OCD
Truth Is the Remedy for a Constant Need to Be Reassured
Why no amount of reassurance seems to be enough to eliminate anxiety.
Posted November 9, 2024 Reviewed by Margaret Foley
Key points
- Typically, no amount of praise or reassurance can eliminate intrusive thinking.
- When we value self-image over truth, others may feel pressured to say things they may not believe.
- Basing self-worth on the ability to accept and adapt to reality is more sustainable than basing it on praise.
For those who need it, chronic reassurance is never enough to fully soothe. Ultimately, those who require that much control and that much predictability, more than anything, need to start tolerating letting go and allowing others to decide how they feel about them—good, bad, or neutral.
There's a great line in Henry David Thoreau's Walden: "Rather than love, than money, than fame, give me truth." When we value self-image above all else, we expect the world to adapt to us, not caring about, even abhorring, its natural unfolding. So, when we seek out reassurance, rarely are we preoccupied with the validity of what we want to believe. When they're being more lucid and honest, some individuals who tend to obsess may even say things like, "Why can't you just lie to me?" In seeking reassurance, we are, in reality, seeking to dominate, attempting to sway opinion at most and control the external narrative at least. Some control through fear, which is most obvious, while others control through pity.
How many relationships have you remained in because of guilt? How many times have you wanted to leave but couldn't because you knew your partner couldn't handle your absence? Chronic reassurance fulfills individual needs yet at a high long-term cost. And that price is charged to everyone involved. Obsessive-compulsive tendencies entail black-and-white thinking, through which we may come to believe that external soothing is the only way to manage fear. Through that narrow perspective, we remain blind to other options and the long-term unsustainability of our chosen coping mechanism, for both our relationships and ourselves.
Using others to soothe is a form of self-soothing, as we hope to internalize their beliefs, which essentially means using them to believe what we want to. Yet our ability to deceive ourselves is often severely limited. Those who need chronic reassurance inevitably begin to question the foundations of their lives, obsessing over how honest others are. "Are they just being nice to me?" "How can they really know that everything is going to be OK?" "Are they qualified to judge my talent?" In order to control others, their perceptions, in particular, we need to control our minds, yet obsessive-compulsive tendencies are anything but self-mastery. For the "disease" of self-doubt, if it is diagnosable as OCD, permits no sense of certainty and no true comfort; it always wants more, especially when, somewhere deep down, we know we're lying. And how can it not? We can't un-know what we know. And, in this respect, when lying to ourselves, once the notion of doubt enters our minds, as it eventually does, the questions don't tend to cease. Lies tend to be translucent veils.
So, when we value self-image over truth, there isn't enough praise to sustain it; truth always wins in the long-term.

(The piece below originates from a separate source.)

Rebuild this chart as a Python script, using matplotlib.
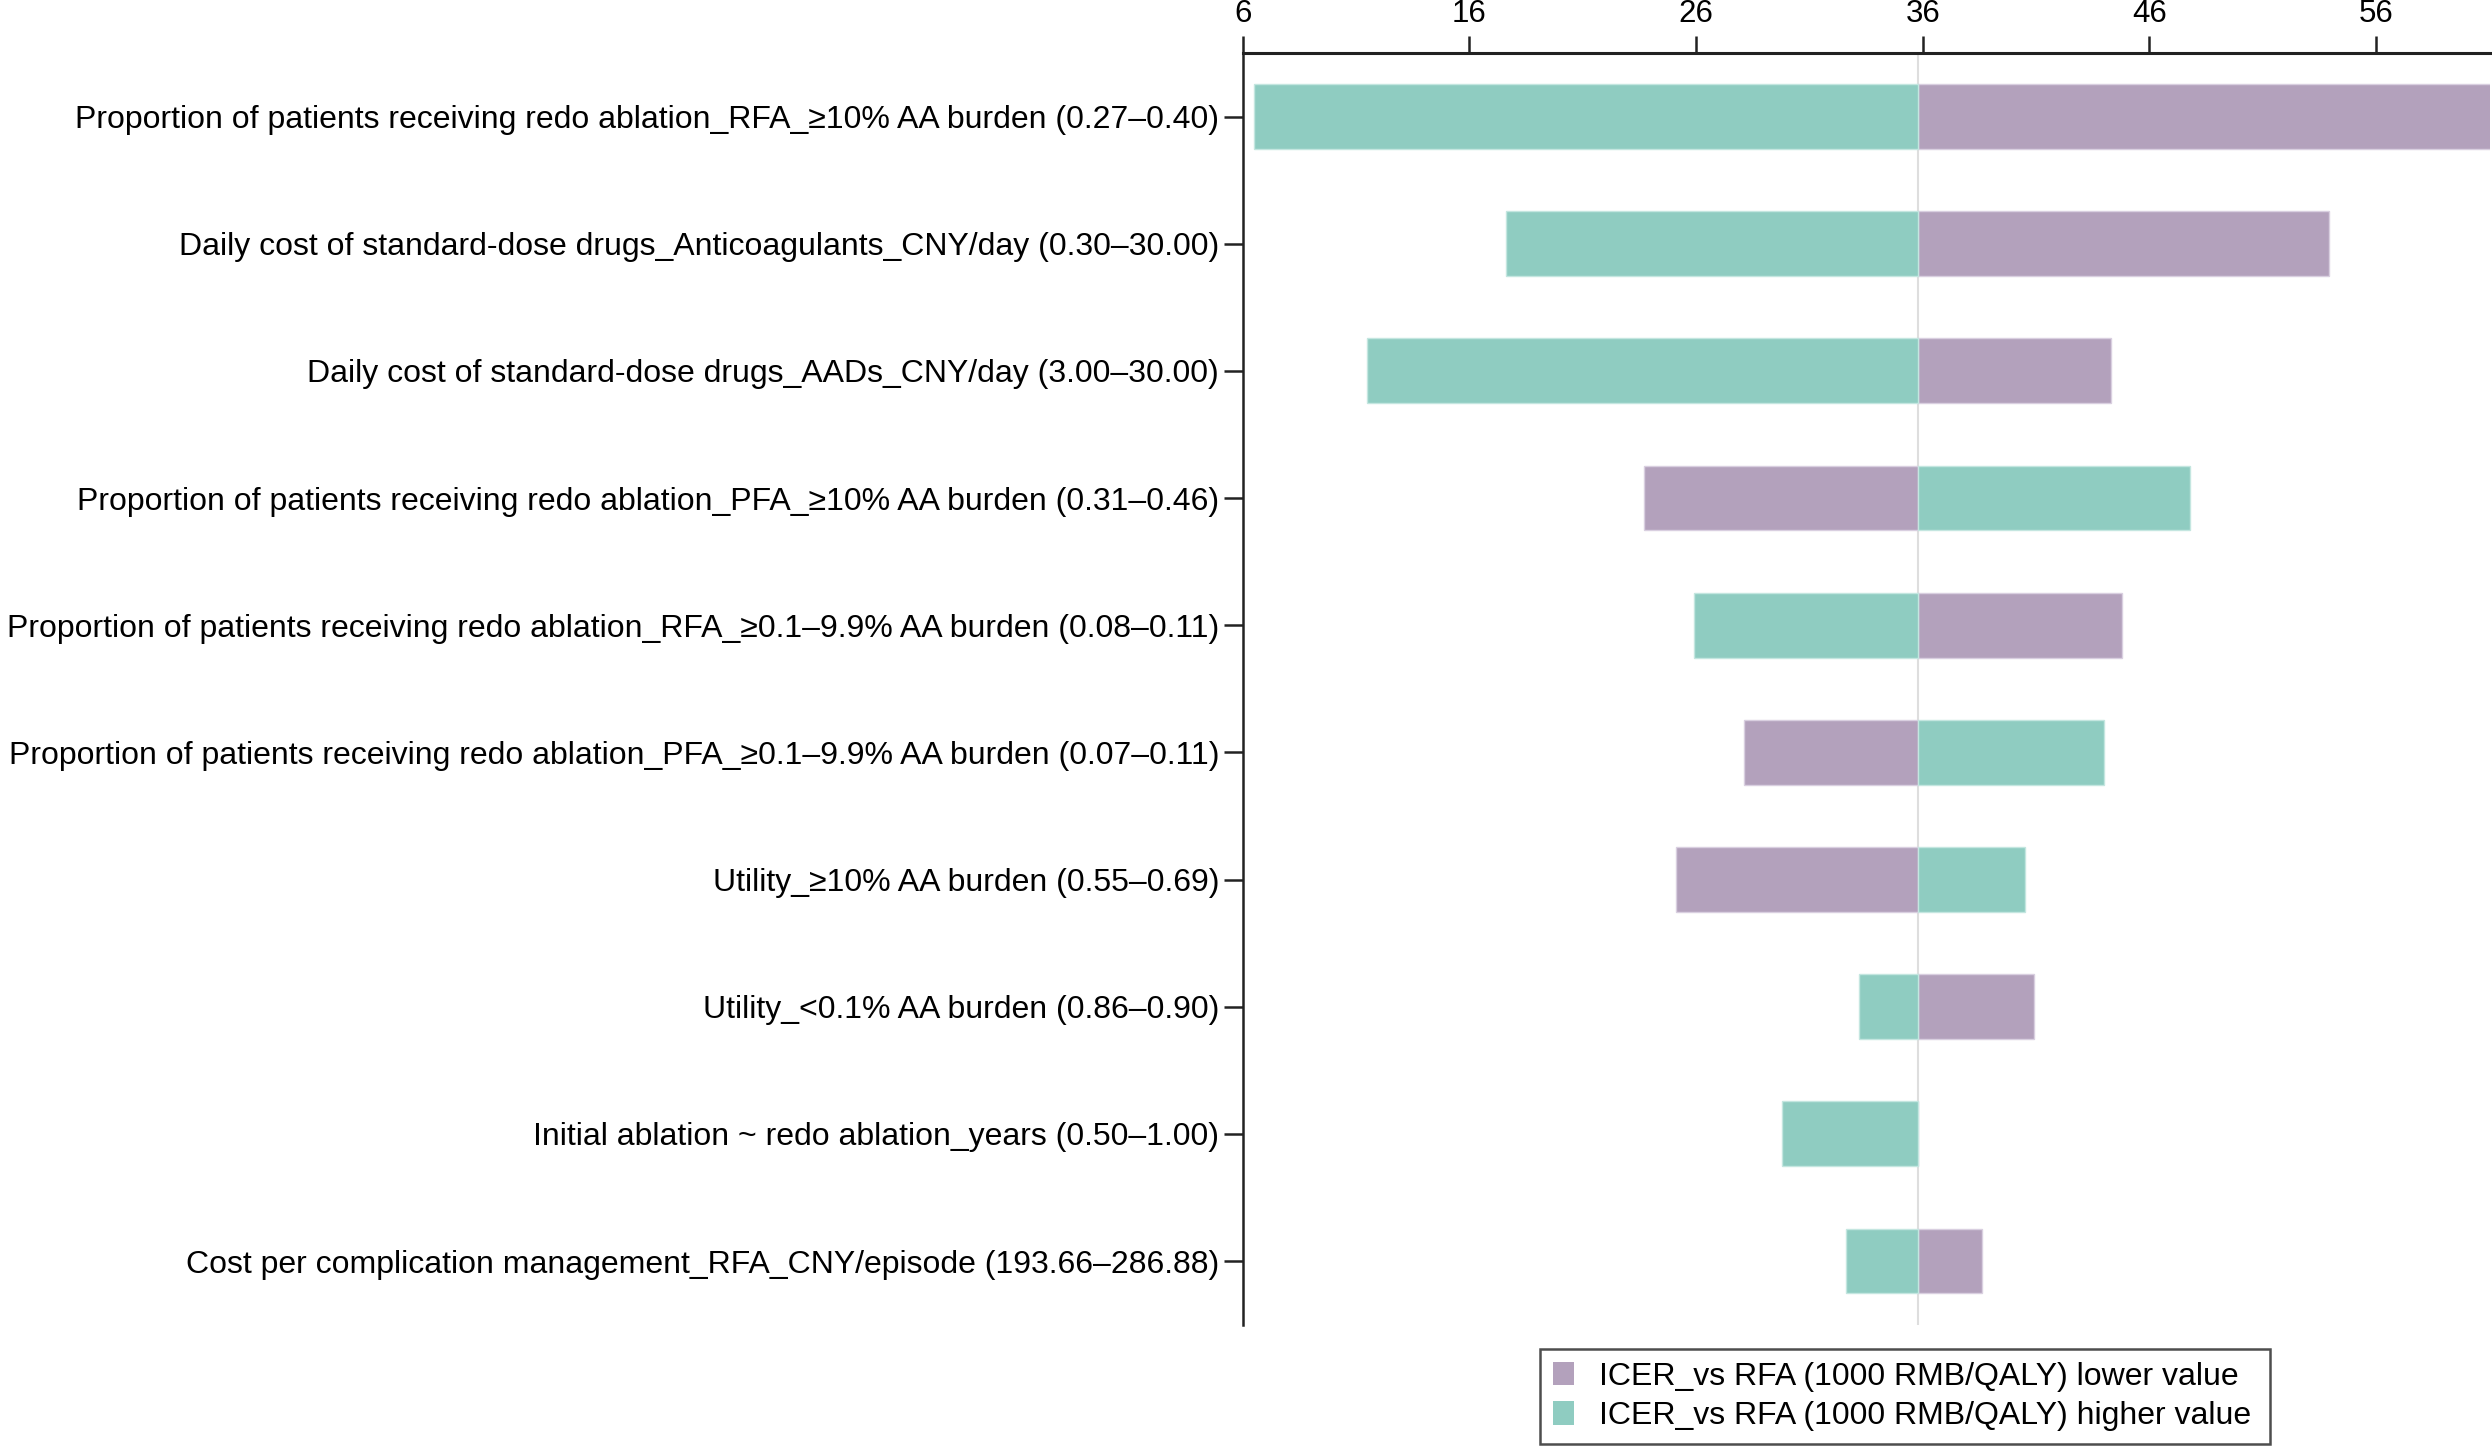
import matplotlib
matplotlib.use("Agg")
import matplotlib.pyplot as plt
from matplotlib.patches import Patch
import numpy as np

plt.rcParams['font.family'] = ['Liberation Sans', 'DejaVu Sans']

params = [
    "Proportion of patients receiving redo ablation_RFA_\u226510% AA burden (0.27\u20130.40)",
    "Daily cost of standard-dose drugs_Anticoagulants_CNY/day (0.30\u201330.00)",
    "Daily cost of standard-dose drugs_AADs_CNY/day (3.00\u201330.00)",
    "Proportion of patients receiving redo ablation_PFA_\u226510% AA burden (0.31\u20130.46)",
    "Proportion of patients receiving redo ablation_RFA_\u22650.1\u20139.9% AA burden (0.08\u20130.11)",
    "Proportion of patients receiving redo ablation_PFA_\u22650.1\u20139.9% AA burden (0.07\u20130.11)",
    "Utility_\u226510% AA burden (0.55\u20130.69)",
    "Utility_<0.1% AA burden (0.86\u20130.90)",
    "Initial ablation ~ redo ablation_years (0.50\u20131.00)",
    "Cost per complication management_RFA_CNY/episode (193.66\u2013286.88)",
]
base_icer = 35.8
# ICER at the lower / higher parameter value (1000 RMB/QALY)
icer_low = [63.0, 53.9, 44.3, 23.7, 44.8, 28.1, 25.1, 40.9, 35.8, 38.6]
icer_high = [6.5, 17.6, 11.5, 47.8, 25.9, 44.0, 40.5, 33.2, 29.8, 32.6]
xticks = [6, 16, 26, 36, 46, 56]

c_low = '#b3a1bc'
c_high = '#8fccc1'

fig = plt.figure(figsize=(24.92, 14.47), dpi=100)
ax = fig.add_axes([0.4987, 0.0846, 0.5003, 0.8788])

y = np.arange(len(params))
lo = np.array(icer_low) - base_icer
hi = np.array(icer_high) - base_icer
ax.barh(y, lo, left=base_icer, height=0.51, color=c_low, edgecolor='#d9cfe0', linewidth=1)
ax.barh(y, hi, left=base_icer, height=0.51, color=c_high, edgecolor='#c4e6e0', linewidth=1)
ax.axvline(base_icer, color='#dedede', linewidth=1.5, zorder=0)

ax.set_xlim(6, 61)
ax.set_ylim(len(params) - 0.5, -0.5)
ax.set_yticks(y)
ax.set_yticklabels(params, fontsize=23)
ax.set_xticks(xticks)
ax.xaxis.tick_top()
ax.tick_params(axis='x', labelsize=22.5, length=12.5, width=1.8, pad=5, color='#222222')
ax.tick_params(axis='y', length=14, width=1.8, pad=3, color='#222222')
for s in ['bottom', 'right']:
    ax.spines[s].set_visible(False)
ax.spines['top'].set_linewidth(2.2)
ax.spines['left'].set_linewidth(1.8)
ax.spines['top'].set_color('#222222')
ax.spines['left'].set_color('#222222')

handles = [Patch(facecolor=c_low, label='ICER_vs RFA (1000 RMB/QALY) lower value'),
           Patch(facecolor=c_high, label='ICER_vs RFA (1000 RMB/QALY) higher value')]
leg = fig.legend(handles=handles, loc='lower left', bbox_to_anchor=(0.618, 0.002, 0.293, 0.066),
                 mode='expand', fontsize=23, frameon=True, fancybox=False, handlelength=0.65,
                 handleheight=0.75, handletextpad=0.8, borderpad=0.4, labelspacing=0.3, borderaxespad=0)
leg.get_frame().set_edgecolor('#222222')
leg.get_frame().set_linewidth(1.8)

fig.savefig('out.png', dpi=100)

One may even call that an existential fact.
I believe Thoreau valued truth over all because he accepted its place in the universe, its totalitarian rule over us. His needs were nothing in comparison, and resistance was futile. This is humility and character, which, entailing acceptance, appeared to be the core of his self-confidence; his ability to recognize and adapt to reality was the firm basis of his self-worth. OCD involves the unfortunate dichotomy of, on the one hand, feeling completely out of control and, on the other, believing one can attain it. As a culture, we often focus on building up confidence, but confidence has a way of easily failing because confidence is, usually, a false sense of control. In the end, we can't truly know who we are or what others think of us. So, even if your friends fully believe about you what they say they do, it doesn't necessarily mean that most others would agree. There is no essential self waiting to be revealed to the world.
Therefore, confidence is merely one small step, which should be founded on and supported by a love of truth. I often ask my patients if, in some worthy domain, they can point to someone who believes in them so much that it may reduce the sting of a future rejection. And while this is a form of truth, being valued by an admirable other, the question of losing their respect always comes up. "What if they realize that I was a fraud?" Well, then, your love of truth, and willingness to allow them to make up their minds about you, one way or another, should sustain you. On the one hand, I might say, let's look at the likelihood that you'll lose their respect, and, on the other, I'll note the significance of respecting that individual enough to allow them to form their own opinions.
Fundamentally, this position requires putting a reverence for others and for life above the desire to see oneself as perfect. It's forgoing the quest for dominance to take up a much smaller space. It's allowing people to have their tastes, preferences, and even biases (unless they lead to discrimination). It's the fundamental truth that everyone is entitled to their own opinion and that this outweighs your being entitled to a good reputation. Paradoxically, or counterintuitively, this stance tends to make us more likable.